Okay but then we have the paradoxes. High growth old manufacturing industries - the Austrian Paradox. We could go further and claim that Australia and Canada are simple anomalies for whichever theory - technological or comparative advantage (trade theories) you want to bet on as they are high income largely resource based economies.  Another problem for these two is a different kind of productivity paradox. Canada is supposedly way behind the USA but on life indexes such as that developed by the OECD , while the USA compares well on material living standards (no surprise) it compares less well on other measures of well being.

And now there is a new paradox - that of New Zealand. So in this paradox NZ under-performs on growth and productivity, despite having implemented neoclassical policies over many years. So NZ it seems has under-invested in innovation and human capital as well physical infrastructure - including communications. But it turns out just sheer distance matters alot. So short of towing NZ north closer to markets and sources of inputs the country will suffer a productivity gap.

So whats the state of play - well this is what the Economist said in 2006:

How much guidance do these theories offer to policymakers, such as those sitting on the World Bank's commission? In Mr Solow's model, according to a common caricature, technology falls like “manna from heaven”, leaving the bank's commissioners with little to do but pray.
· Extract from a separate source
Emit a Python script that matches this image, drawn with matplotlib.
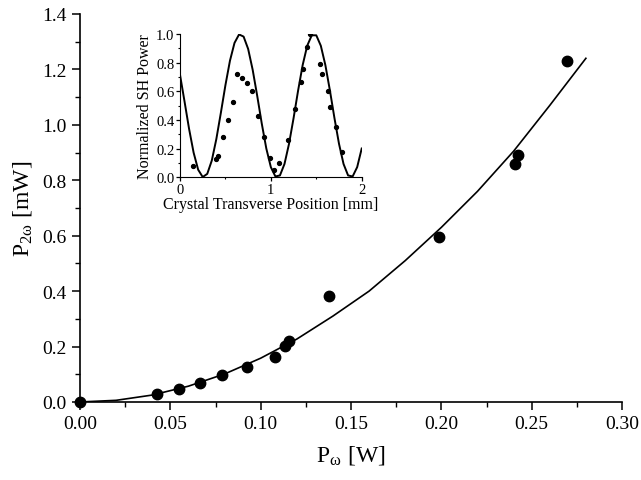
import numpy as np
import matplotlib
matplotlib.use("Agg")
import matplotlib.pyplot as plt
from matplotlib.ticker import MultipleLocator

plt.rcParams['font.family'] = ['Liberation Serif', 'DejaVu Serif']
plt.rcParams['mathtext.fontset'] = 'stix'

# measured SH power vs fundamental power
p_fund = [0.0, 0.0424, 0.0547, 0.0663, 0.0786, 0.0926, 0.1079, 0.1133, 0.1155,
          0.138, 0.1985, 0.2407, 0.2422, 0.2698]
p_sh = [0.0, 0.027, 0.048, 0.068, 0.096, 0.128, 0.164, 0.202, 0.219,
        0.384, 0.597, 0.857, 0.892, 1.232]

# fitted curve
fit_x = [0.0, 0.02, 0.04, 0.06, 0.08, 0.10, 0.12, 0.14, 0.16, 0.18, 0.20,
         0.22, 0.24, 0.26, 0.28]
fit_y = [0.0, 0.006, 0.025, 0.057, 0.101, 0.158, 0.227, 0.31, 0.40, 0.51,
         0.63, 0.76, 0.905, 1.07, 1.24]

# inset: normalized SH power across the crystal
pos = [0.139, 0.396, 0.414, 0.469, 0.531, 0.586, 0.623, 0.681, 0.736, 0.791,
       0.861, 0.923, 0.996, 1.033, 1.092, 1.19, 1.271, 1.337, 1.355, 1.403,
       1.436, 1.538, 1.560, 1.630, 1.656, 1.714, 1.788]
norm_sh = [0.081, 0.128, 0.147, 0.284, 0.40, 0.523, 0.721, 0.691, 0.66, 0.605,
           0.43, 0.284, 0.133, 0.053, 0.10, 0.263, 0.477, 0.663, 0.756, 0.907,
           1.0, 0.791, 0.721, 0.605, 0.488, 0.349, 0.174]

theory_x = [0.00, 0.05, 0.10, 0.15, 0.20, 0.25, 0.30, 0.35, 0.40, 0.45, 0.50,
            0.55, 0.60, 0.65, 0.70, 0.75, 0.80, 0.85, 0.90, 0.95, 1.00,
            1.05, 1.10, 1.15, 1.20, 1.25, 1.30, 1.35, 1.40, 1.45, 1.50,
            1.55, 1.60, 1.65, 1.70, 1.75, 1.80, 1.85, 1.90, 1.95, 2.00]
theory_y = [0.716, 0.529, 0.338, 0.172, 0.053, 0.002, 0.024, 0.117, 0.267, 0.451, 0.643,
            0.814, 0.938, 0.997, 0.982, 0.896, 0.750, 0.568, 0.375, 0.201, 0.071,
            0.006, 0.013, 0.093, 0.234, 0.413, 0.606, 0.783, 0.918, 0.991, 0.991,
            0.918, 0.783, 0.606, 0.413, 0.234, 0.093, 0.013, 0.006, 0.071, 0.201]

fig = plt.figure(figsize=(6.41, 4.81), dpi=100)
ax = fig.add_axes([0.1248, 0.1622, 0.8456, 0.8067])

ax.plot(fit_x, fit_y, color='black', lw=1.2)
ax.plot(p_fund, p_sh, 'o', color='black', ms=7.5, clip_on=False, zorder=3)

ax.set_xlim(0, 0.30)
ax.set_ylim(0, 1.4)
ax.xaxis.set_major_locator(MultipleLocator(0.05))
ax.xaxis.set_minor_locator(MultipleLocator(0.025))
ax.yaxis.set_major_locator(MultipleLocator(0.2))
ax.yaxis.set_minor_locator(MultipleLocator(0.1))
ax.xaxis.set_major_formatter(plt.FuncFormatter(lambda v, _: f"{v:.2f}"))
ax.yaxis.set_major_formatter(plt.FuncFormatter(lambda v, _: f"{v:.1f}"))
for s in ['top', 'right']:
    ax.spines[s].set_visible(False)
for s in ['left', 'bottom']:
    ax.spines[s].set_linewidth(1.2)
ax.tick_params(which='major', direction='out', length=6, width=1.1, labelsize=14)
ax.tick_params(which='minor', direction='out', length=3.5, width=1.0)
ax.set_xlabel(r'P$_{\mathregular{ω}}$ [W]', fontsize=17, labelpad=8)
ax.set_ylabel(r'P$_{\mathregular{2ω}}$ [mW]', fontsize=17, labelpad=6)

# inset
ins = fig.add_axes([0.2808, 0.6293, 0.2835, 0.2979])
ins.plot(theory_x, theory_y, color='black', lw=1.4)
ins.plot(pos, norm_sh, 'o', color='black', ms=2.8)
ins.set_xlim(0, 2)
ins.set_ylim(0, 1.0)
ins.xaxis.set_major_locator(MultipleLocator(1))
ins.xaxis.set_minor_locator(MultipleLocator(0.5))
ins.yaxis.set_major_locator(MultipleLocator(0.2))
ins.yaxis.set_minor_locator(MultipleLocator(0.1))
ins.yaxis.set_major_formatter(plt.FuncFormatter(lambda v, _: f"{v:.1f}"))
for s in ['top', 'right']:
    ins.spines[s].set_visible(False)
ins.patch.set_alpha(0)
ins.tick_params(which='major', direction='out', length=3, width=0.9, labelsize=10.5, pad=1)
ins.tick_params(which='minor', direction='out', length=1.5, width=0.8)
ins.set_xlabel('Crystal Transverse Position [mm]', fontsize=11.5, labelpad=0)
ins.set_ylabel('Normalized SH Power', fontsize=11.5, labelpad=2)

fig.savefig('out.png', dpi=100)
Mr Romer's theory, by contrast, calls for a more worldly response: educate people, subsidise their research, import ideas from abroad, carefully gauge the protection offered to intellectual property.
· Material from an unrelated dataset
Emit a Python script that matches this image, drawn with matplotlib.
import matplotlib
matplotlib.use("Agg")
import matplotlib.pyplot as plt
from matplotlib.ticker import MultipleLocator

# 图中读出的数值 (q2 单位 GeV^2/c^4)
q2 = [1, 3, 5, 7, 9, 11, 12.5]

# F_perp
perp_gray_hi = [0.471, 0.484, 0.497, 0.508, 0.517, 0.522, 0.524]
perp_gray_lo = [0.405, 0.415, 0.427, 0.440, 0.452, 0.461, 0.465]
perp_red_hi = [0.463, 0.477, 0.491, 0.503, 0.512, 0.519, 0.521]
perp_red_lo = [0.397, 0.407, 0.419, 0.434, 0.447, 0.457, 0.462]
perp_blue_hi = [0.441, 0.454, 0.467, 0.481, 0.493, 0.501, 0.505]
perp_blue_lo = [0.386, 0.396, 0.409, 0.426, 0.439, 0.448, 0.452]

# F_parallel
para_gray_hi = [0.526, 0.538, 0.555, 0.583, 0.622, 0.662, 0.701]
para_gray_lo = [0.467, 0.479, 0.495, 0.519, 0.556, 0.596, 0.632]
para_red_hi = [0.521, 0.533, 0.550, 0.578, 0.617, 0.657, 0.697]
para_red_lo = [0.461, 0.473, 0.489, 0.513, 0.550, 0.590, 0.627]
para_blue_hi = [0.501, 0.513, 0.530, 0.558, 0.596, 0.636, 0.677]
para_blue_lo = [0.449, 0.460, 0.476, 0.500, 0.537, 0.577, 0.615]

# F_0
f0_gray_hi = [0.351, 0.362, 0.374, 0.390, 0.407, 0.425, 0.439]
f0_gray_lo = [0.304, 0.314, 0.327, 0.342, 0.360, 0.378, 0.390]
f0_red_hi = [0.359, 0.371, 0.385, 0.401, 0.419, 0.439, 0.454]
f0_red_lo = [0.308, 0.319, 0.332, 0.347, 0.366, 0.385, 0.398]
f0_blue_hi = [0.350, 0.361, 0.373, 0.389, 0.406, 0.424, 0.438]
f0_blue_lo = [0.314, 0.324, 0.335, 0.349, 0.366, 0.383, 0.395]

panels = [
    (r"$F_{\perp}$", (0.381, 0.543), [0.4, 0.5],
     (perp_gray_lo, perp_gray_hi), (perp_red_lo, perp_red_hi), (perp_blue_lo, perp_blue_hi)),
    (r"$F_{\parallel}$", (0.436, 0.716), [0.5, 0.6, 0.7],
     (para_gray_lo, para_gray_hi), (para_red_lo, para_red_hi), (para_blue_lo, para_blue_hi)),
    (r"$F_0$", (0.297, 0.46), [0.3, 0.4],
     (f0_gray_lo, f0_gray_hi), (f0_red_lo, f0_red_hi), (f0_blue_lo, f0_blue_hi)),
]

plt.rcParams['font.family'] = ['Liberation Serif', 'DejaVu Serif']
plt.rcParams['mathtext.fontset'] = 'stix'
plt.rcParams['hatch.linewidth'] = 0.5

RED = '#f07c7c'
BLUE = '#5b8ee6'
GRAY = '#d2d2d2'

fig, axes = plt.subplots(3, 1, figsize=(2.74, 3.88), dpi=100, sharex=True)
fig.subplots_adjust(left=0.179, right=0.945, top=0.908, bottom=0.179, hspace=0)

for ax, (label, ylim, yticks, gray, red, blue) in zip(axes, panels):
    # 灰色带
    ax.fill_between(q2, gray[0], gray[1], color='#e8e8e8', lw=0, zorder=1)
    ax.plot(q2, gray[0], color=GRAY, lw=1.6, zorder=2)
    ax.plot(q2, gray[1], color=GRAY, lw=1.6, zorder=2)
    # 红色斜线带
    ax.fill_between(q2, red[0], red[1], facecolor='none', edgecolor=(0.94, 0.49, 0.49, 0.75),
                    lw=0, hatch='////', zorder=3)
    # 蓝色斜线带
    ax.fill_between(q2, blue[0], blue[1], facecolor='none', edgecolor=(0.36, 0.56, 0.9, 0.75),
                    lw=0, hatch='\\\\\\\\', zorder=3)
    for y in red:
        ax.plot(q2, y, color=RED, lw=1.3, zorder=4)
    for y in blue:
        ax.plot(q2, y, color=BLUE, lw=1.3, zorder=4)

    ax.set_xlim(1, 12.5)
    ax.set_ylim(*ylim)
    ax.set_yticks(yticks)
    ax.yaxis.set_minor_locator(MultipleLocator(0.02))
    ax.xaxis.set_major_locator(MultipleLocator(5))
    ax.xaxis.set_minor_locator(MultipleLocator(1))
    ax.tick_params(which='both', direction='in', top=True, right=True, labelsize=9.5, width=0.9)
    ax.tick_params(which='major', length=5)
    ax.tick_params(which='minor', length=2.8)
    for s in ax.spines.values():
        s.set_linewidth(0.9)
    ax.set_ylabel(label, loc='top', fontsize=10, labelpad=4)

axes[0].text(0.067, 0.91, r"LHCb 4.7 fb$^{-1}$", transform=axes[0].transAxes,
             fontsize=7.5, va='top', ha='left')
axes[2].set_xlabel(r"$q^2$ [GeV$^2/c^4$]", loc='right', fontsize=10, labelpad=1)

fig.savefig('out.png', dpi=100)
But did policymakers need Mr Romer's model to reveal the importance of such things? Mr Solow has expressed doubts. Despite the caricature, he did not intend in his 1956 model to deny that innovation is often dearly bought and profit-driven. The question is whether anything useful can be said about that process at the level of the economy as a whole. That question has yet to be answered definitively. In particular, Mr Solow worries that some of the “more powerful conclusions” of the new growth theory are “unearned”, flowing as they do from powerful assumptions.

At one point in Mr Warsh's book, Mr Romer is quoted comparing the building of economic models to writing poetry. It is a triumph of form as much as content. This creative economist did not discover anything new about the world with his 1990 paper on growth. Rather, he extended the metre and rhyme-scheme of economics to capture a world—the knowledge economy—expressed until then only in the loosest kind of doggerel. That is how economics makes progress. Sadly, it does not, in and of itself, help economies make progress.

Deep structure 

I started by stating I am interested in something I call deep structure - but there is noting of that kind emerging in macro-economics.